No caminho do bar para o hostel conversámos mais um pouco. Essencialmente sobre a dificuldade de viajar sozinha como mulher, porque infelizmente a diferença entre géneros é imensa ainda. Elas ouviam cada uma das minhas palavras como se fossem leis e conseguia sentir a adrenalina que despertavam nelas as minhas histórias. Soube-me bem, confesso.

Chegamos ao meu hostel e ouvi a pergunta mais engraçada de toda aquela noite. "E agora? Vais dormir aqui sozinha?" . Realmente, pensando que dormi com a minha mãe até aos 10 anos nem eu acreditava que aos 23 ia andar sozinha a dormir em hosteis pela Ásia. Ri-me e tentei descansar o ar de preocupação com que ela estava.
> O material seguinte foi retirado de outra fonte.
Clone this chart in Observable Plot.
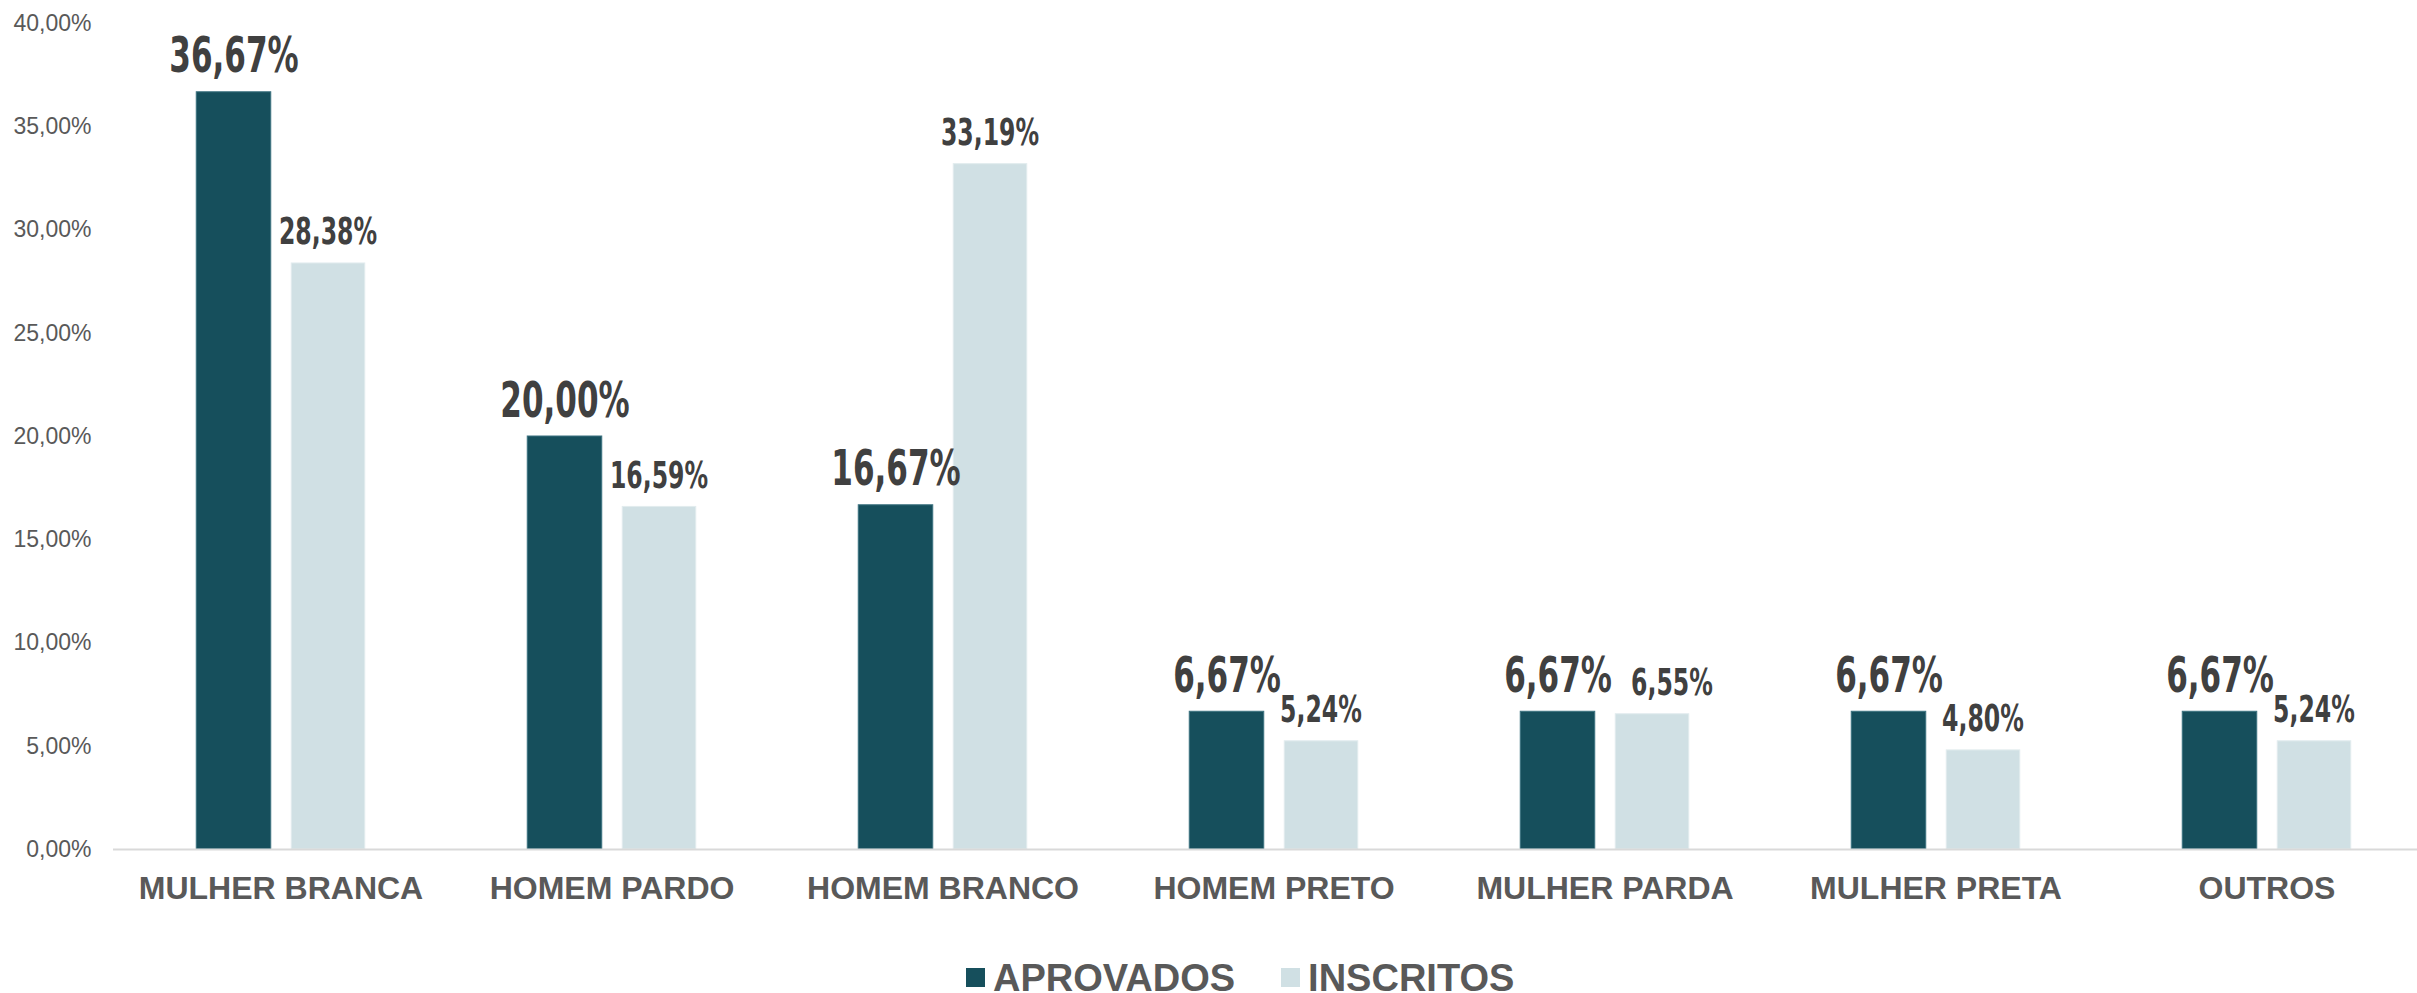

No final da noite, fizeram-me sentir a heroína de todas. Abraços fortes de preocupação misturada com admiração fizeram parte da despedida. As últimas frases "You're my hero" "I could never do it" "I love you", despertaram em mim uma sensação nova. De orgulho sim, mas essencialmente de responsabilidade em "ensinar" as coisas certas a quem passa a beber o que digo como inquestionável. Uma pequena mistura de sentimento de maturidade apoderou-se de mim também, senti-me maior, mais conhecedora e mais completa.

Quase que posso dizer que até fisicamente me senti mais poderosa! Há com toda a certeza alguma magia em sermos os heróis de alguém!